──────── Dataset section
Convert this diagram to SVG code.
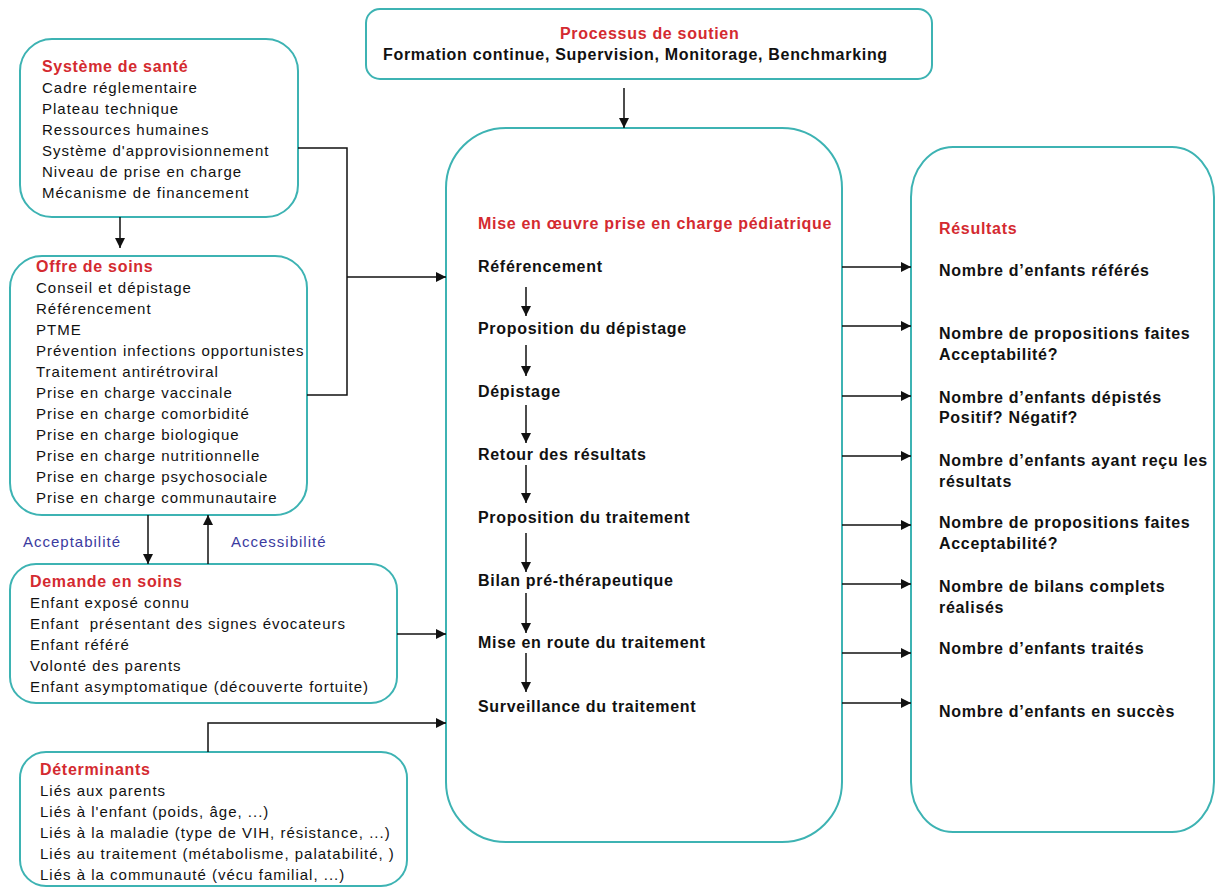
<svg xmlns="http://www.w3.org/2000/svg" width="1216" height="888" viewBox="0 0 1216 888">
  <style>
    .box { fill: #ffffff; stroke: #3DB3B3; stroke-width: 2; }
    text { font-family: "Liberation Sans", Arial, sans-serif; fill: #111111; }
    .t { font-size: 15px; letter-spacing: 1px; }
    .h { font-size: 16px; font-weight: bold; letter-spacing: 0.7px; fill: #D42A30; }
    .b { font-size: 16px; font-weight: bold; letter-spacing: 0.7px; }
    .lbl { font-size: 15px; letter-spacing: 1px; fill: #3B3BA0; }
    .link { fill: none; stroke: #111111; stroke-width: 1.5; }
    .arr { marker-end: url(#head); }
  </style>
  <defs>
    <marker id="head" markerUnits="userSpaceOnUse" markerWidth="11" markerHeight="11" refX="10" refY="5" orient="auto">
      <path d="M0,0 L10,5 L0,10 z" fill="#111111"/>
    </marker>
  </defs>
  <rect width="1216" height="888" fill="#ffffff"/>

  <!-- Processus de soutien -->
  <g id="soutien">
    <rect class="box" x="366" y="9" width="566" height="70" rx="14"/>
    <text class="h" x="560" y="39">Processus de soutien</text>
    <text class="b" x="383" y="60">Formation continue, Supervision, Monitorage, Benchmarking</text>
  </g>

  <!-- Système de santé -->
  <g id="systeme">
    <rect class="box" x="20" y="39" width="278" height="178" rx="32"/>
    <text class="h" x="42" y="72">Système de santé</text>
    <text class="t" x="42" y="93">Cadre réglementaire</text>
    <text class="t" x="42" y="114">Plateau technique</text>
    <text class="t" x="42" y="135">Ressources humaines</text>
    <text class="t" x="42" y="156">Système d'approvisionnement</text>
    <text class="t" x="42" y="177">Niveau de prise en charge</text>
    <text class="t" x="42" y="198">Mécanisme de financement</text>
  </g>

  <!-- Offre de soins -->
  <g id="offre">
    <rect class="box" x="10" y="256" width="297" height="259" rx="32"/>
    <text class="h" x="36" y="272">Offre de soins</text>
    <text class="t" x="36" y="293">Conseil et dépistage</text>
    <text class="t" x="36" y="314">Référencement</text>
    <text class="t" x="36" y="335">PTME</text>
    <text class="t" x="36" y="356">Prévention infections opportunistes</text>
    <text class="t" x="36" y="377">Traitement antirétroviral</text>
    <text class="t" x="36" y="398">Prise en charge vaccinale</text>
    <text class="t" x="36" y="419">Prise en charge comorbidité</text>
    <text class="t" x="36" y="440">Prise en charge biologique</text>
    <text class="t" x="36" y="461">Prise en charge nutritionnelle</text>
    <text class="t" x="36" y="482">Prise en charge psychosociale</text>
    <text class="t" x="36" y="503">Prise en charge communautaire</text>
  </g>

  <!-- Demande en soins -->
  <g id="demande">
    <rect class="box" x="10" y="564" width="387" height="139" rx="26"/>
    <text class="h" x="30" y="587">Demande en soins</text>
    <text class="t" x="30" y="608">Enfant exposé connu</text>
    <text class="t" x="30" y="629" xml:space="preserve" style="white-space:pre">Enfant  présentant des signes évocateurs</text>
    <text class="t" x="30" y="650">Enfant référé</text>
    <text class="t" x="30" y="671">Volonté des parents</text>
    <text class="t" x="30" y="692">Enfant asymptomatique (découverte fortuite)</text>
  </g>

  <!-- Déterminants -->
  <g id="determinants">
    <rect class="box" x="20" y="752" width="387" height="134" rx="26"/>
    <text class="h" x="40" y="775">Déterminants</text>
    <text class="t" x="40" y="796">Liés aux parents</text>
    <text class="t" x="40" y="817">Liés à l'enfant (poids, âge, ...)</text>
    <text class="t" x="40" y="838">Liés à la maladie (type de VIH, résistance, ...)</text>
    <text class="t" x="40" y="859">Liés au traitement (métabolisme, palatabilité, )</text>
    <text class="t" x="40" y="880">Liés à la communauté (vécu familial, ...)</text>
  </g>

  <!-- Mise en oeuvre -->
  <g id="mise-en-oeuvre">
    <rect class="box" x="446" y="128" width="396" height="714" rx="60"/>
    <text class="h" x="478" y="229">Mise en œuvre prise en charge pédiatrique</text>
    <text class="b" x="478" y="272">Référencement</text>
    <text class="b" x="478" y="334">Proposition du dépistage</text>
    <text class="b" x="478" y="397">Dépistage</text>
    <text class="b" x="478" y="460">Retour des résultats</text>
    <text class="b" x="478" y="523">Proposition du traitement</text>
    <text class="b" x="478" y="586">Bilan pré-thérapeutique</text>
    <text class="b" x="478" y="648">Mise en route du traitement</text>
    <text class="b" x="478" y="712">Surveillance du traitement</text>
  </g>

  <!-- Résultats -->
  <g id="resultats">
    <rect class="box" x="911" y="147" width="303" height="685" rx="42" ry="50"/>
    <text class="h" x="939" y="234">Résultats</text>
    <text class="b" x="939" y="276">Nombre d’enfants référés</text>
    <text class="b" x="939" y="339">Nombre de propositions faites</text>
    <text class="b" x="939" y="360">Acceptabilité?</text>
    <text class="b" x="939" y="403">Nombre d’enfants dépistés</text>
    <text class="b" x="939" y="423">Positif? Négatif?</text>
    <text class="b" x="939" y="466">Nombre d’enfants ayant reçu les</text>
    <text class="b" x="939" y="487">résultats</text>
    <text class="b" x="939" y="528">Nombre de propositions faites</text>
    <text class="b" x="939" y="549">Acceptabilité?</text>
    <text class="b" x="939" y="592">Nombre de bilans complets</text>
    <text class="b" x="939" y="613">réalisés</text>
    <text class="b" x="939" y="654">Nombre d’enfants traités</text>
    <text class="b" x="939" y="717">Nombre d’enfants en succès</text>
  </g>

  <!-- Connectors -->
  <g id="connectors">
    <path class="link arr" d="M624,88 V128"/>
    <path class="link arr" d="M120,217 V248"/>
    <path class="link" d="M298,148 H347 V395 H307"/>
    <path class="link arr" d="M347,277 H446"/>
    <path class="link arr" d="M148,515 V564"/>
    <path class="link arr" d="M208,564 V515"/>
    <path class="link arr" d="M397,634 H446"/>
    <path class="link arr" d="M208,752 V723 H446"/>

    <path class="link arr" d="M526,287 V316"/>
    <path class="link arr" d="M526,345 V376"/>
    <path class="link arr" d="M526,405 V443"/>
    <path class="link arr" d="M526,465 V503"/>
    <path class="link arr" d="M526,533 V572"/>
    <path class="link arr" d="M526,593 V633"/>
    <path class="link arr" d="M526,653 V692"/>

    <path class="link arr" d="M842,267 H911"/>
    <path class="link arr" d="M842,326 H911"/>
    <path class="link arr" d="M842,396 H911"/>
    <path class="link arr" d="M842,456 H911"/>
    <path class="link arr" d="M842,525 H911"/>
    <path class="link arr" d="M842,584 H911"/>
    <path class="link arr" d="M842,653 H911"/>
    <path class="link arr" d="M842,703 H911"/>

    <text class="lbl" x="23" y="547">Acceptabilité</text>
    <text class="lbl" x="231" y="547">Accessibilité</text>
  </g>
</svg>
────────────────
◆ **What is asked**
Omit every picture, then reproduce the rest of the listing exactly.

◆ **Solution to this problem**
Convert this diagram to SVG code.
<svg xmlns="http://www.w3.org/2000/svg" width="1216" height="888" viewBox="0 0 1216 888">
  <style>
    .box { fill: #ffffff; stroke: #3DB3B3; stroke-width: 2; }
    text { font-family: "Liberation Sans", Arial, sans-serif; fill: #111111; }
    .t { font-size: 15px; letter-spacing: 1px; }
    .h { font-size: 16px; font-weight: bold; letter-spacing: 0.7px; fill: #D42A30; }
    .b { font-size: 16px; font-weight: bold; letter-spacing: 0.7px; }
    .lbl { font-size: 15px; letter-spacing: 1px; fill: #3B3BA0; }
    .link { fill: none; stroke: #111111; stroke-width: 1.5; }
    .arr { marker-end: url(#head); }
  </style>
  <defs>
    <marker id="head" markerUnits="userSpaceOnUse" markerWidth="11" markerHeight="11" refX="10" refY="5" orient="auto">
      <path d="M0,0 L10,5 L0,10 z" fill="#111111"/>
    </marker>
  </defs>
  <rect width="1216" height="888" fill="#ffffff"/>

  <!-- Processus de soutien -->
  <g id="soutien">
    <rect class="box" x="366" y="9" width="566" height="70" rx="14"/>
    <text class="h" x="560" y="39">Processus de soutien</text>
    <text class="b" x="383" y="60">Formation continue, Supervision, Monitorage, Benchmarking</text>
  </g>

  <!-- Système de santé -->
  <g id="systeme">
    <rect class="box" x="20" y="39" width="278" height="178" rx="32"/>
    <text class="h" x="42" y="72">Système de santé</text>
    <text class="t" x="42" y="93">Cadre réglementaire</text>
    <text class="t" x="42" y="114">Plateau technique</text>
    <text class="t" x="42" y="135">Ressources humaines</text>
    <text class="t" x="42" y="156">Système d'approvisionnement</text>
    <text class="t" x="42" y="177">Niveau de prise en charge</text>
    <text class="t" x="42" y="198">Mécanisme de financement</text>
  </g>

  <!-- Offre de soins -->
  <g id="offre">
    <rect class="box" x="10" y="256" width="297" height="259" rx="32"/>
    <text class="h" x="36" y="272">Offre de soins</text>
    <text class="t" x="36" y="293">Conseil et dépistage</text>
    <text class="t" x="36" y="314">Référencement</text>
    <text class="t" x="36" y="335">PTME</text>
    <text class="t" x="36" y="356">Prévention infections opportunistes</text>
    <text class="t" x="36" y="377">Traitement antirétroviral</text>
    <text class="t" x="36" y="398">Prise en charge vaccinale</text>
    <text class="t" x="36" y="419">Prise en charge comorbidité</text>
    <text class="t" x="36" y="440">Prise en charge biologique</text>
    <text class="t" x="36" y="461">Prise en charge nutritionnelle</text>
    <text class="t" x="36" y="482">Prise en charge psychosociale</text>
    <text class="t" x="36" y="503">Prise en charge communautaire</text>
  </g>

  <!-- Demande en soins -->
  <g id="demande">
    <rect class="box" x="10" y="564" width="387" height="139" rx="26"/>
    <text class="h" x="30" y="587">Demande en soins</text>
    <text class="t" x="30" y="608">Enfant exposé connu</text>
    <text class="t" x="30" y="629" xml:space="preserve" style="white-space:pre">Enfant  présentant des signes évocateurs</text>
    <text class="t" x="30" y="650">Enfant référé</text>
    <text class="t" x="30" y="671">Volonté des parents</text>
    <text class="t" x="30" y="692">Enfant asymptomatique (découverte fortuite)</text>
  </g>

  <!-- Déterminants -->
  <g id="determinants">
    <rect class="box" x="20" y="752" width="387" height="134" rx="26"/>
    <text class="h" x="40" y="775">Déterminants</text>
    <text class="t" x="40" y="796">Liés aux parents</text>
    <text class="t" x="40" y="817">Liés à l'enfant (poids, âge, ...)</text>
    <text class="t" x="40" y="838">Liés à la maladie (type de VIH, résistance, ...)</text>
    <text class="t" x="40" y="859">Liés au traitement (métabolisme, palatabilité, )</text>
    <text class="t" x="40" y="880">Liés à la communauté (vécu familial, ...)</text>
  </g>

  <!-- Mise en oeuvre -->
  <g id="mise-en-oeuvre">
    <rect class="box" x="446" y="128" width="396" height="714" rx="60"/>
    <text class="h" x="478" y="229">Mise en œuvre prise en charge pédiatrique</text>
    <text class="b" x="478" y="272">Référencement</text>
    <text class="b" x="478" y="334">Proposition du dépistage</text>
    <text class="b" x="478" y="397">Dépistage</text>
    <text class="b" x="478" y="460">Retour des résultats</text>
    <text class="b" x="478" y="523">Proposition du traitement</text>
    <text class="b" x="478" y="586">Bilan pré-thérapeutique</text>
    <text class="b" x="478" y="648">Mise en route du traitement</text>
    <text class="b" x="478" y="712">Surveillance du traitement</text>
  </g>

  <!-- Résultats -->
  <g id="resultats">
    <rect class="box" x="911" y="147" width="303" height="685" rx="42" ry="50"/>
    <text class="h" x="939" y="234">Résultats</text>
    <text class="b" x="939" y="276">Nombre d’enfants référés</text>
    <text class="b" x="939" y="339">Nombre de propositions faites</text>
    <text class="b" x="939" y="360">Acceptabilité?</text>
    <text class="b" x="939" y="403">Nombre d’enfants dépistés</text>
    <text class="b" x="939" y="423">Positif? Négatif?</text>
    <text class="b" x="939" y="466">Nombre d’enfants ayant reçu les</text>
    <text class="b" x="939" y="487">résultats</text>
    <text class="b" x="939" y="528">Nombre de propositions faites</text>
    <text class="b" x="939" y="549">Acceptabilité?</text>
    <text class="b" x="939" y="592">Nombre de bilans complets</text>
    <text class="b" x="939" y="613">réalisés</text>
    <text class="b" x="939" y="654">Nombre d’enfants traités</text>
    <text class="b" x="939" y="717">Nombre d’enfants en succès</text>
  </g>

  <!-- Connectors -->
  <g id="connectors">
    <path class="link arr" d="M624,88 V128"/>
    <path class="link arr" d="M120,217 V248"/>
    <path class="link" d="M298,148 H347 V395 H307"/>
    <path class="link arr" d="M347,277 H446"/>
    <path class="link arr" d="M148,515 V564"/>
    <path class="link arr" d="M208,564 V515"/>
    <path class="link arr" d="M397,634 H446"/>
    <path class="link arr" d="M208,752 V723 H446"/>

    <path class="link arr" d="M526,287 V316"/>
    <path class="link arr" d="M526,345 V376"/>
    <path class="link arr" d="M526,405 V443"/>
    <path class="link arr" d="M526,465 V503"/>
    <path class="link arr" d="M526,533 V572"/>
    <path class="link arr" d="M526,593 V633"/>
    <path class="link arr" d="M526,653 V692"/>

    <path class="link arr" d="M842,267 H911"/>
    <path class="link arr" d="M842,326 H911"/>
    <path class="link arr" d="M842,396 H911"/>
    <path class="link arr" d="M842,456 H911"/>
    <path class="link arr" d="M842,525 H911"/>
    <path class="link arr" d="M842,584 H911"/>
    <path class="link arr" d="M842,653 H911"/>
    <path class="link arr" d="M842,703 H911"/>

    <text class="lbl" x="23" y="547">Acceptabilité</text>
    <text class="lbl" x="231" y="547">Accessibilité</text>
  </g>
</svg>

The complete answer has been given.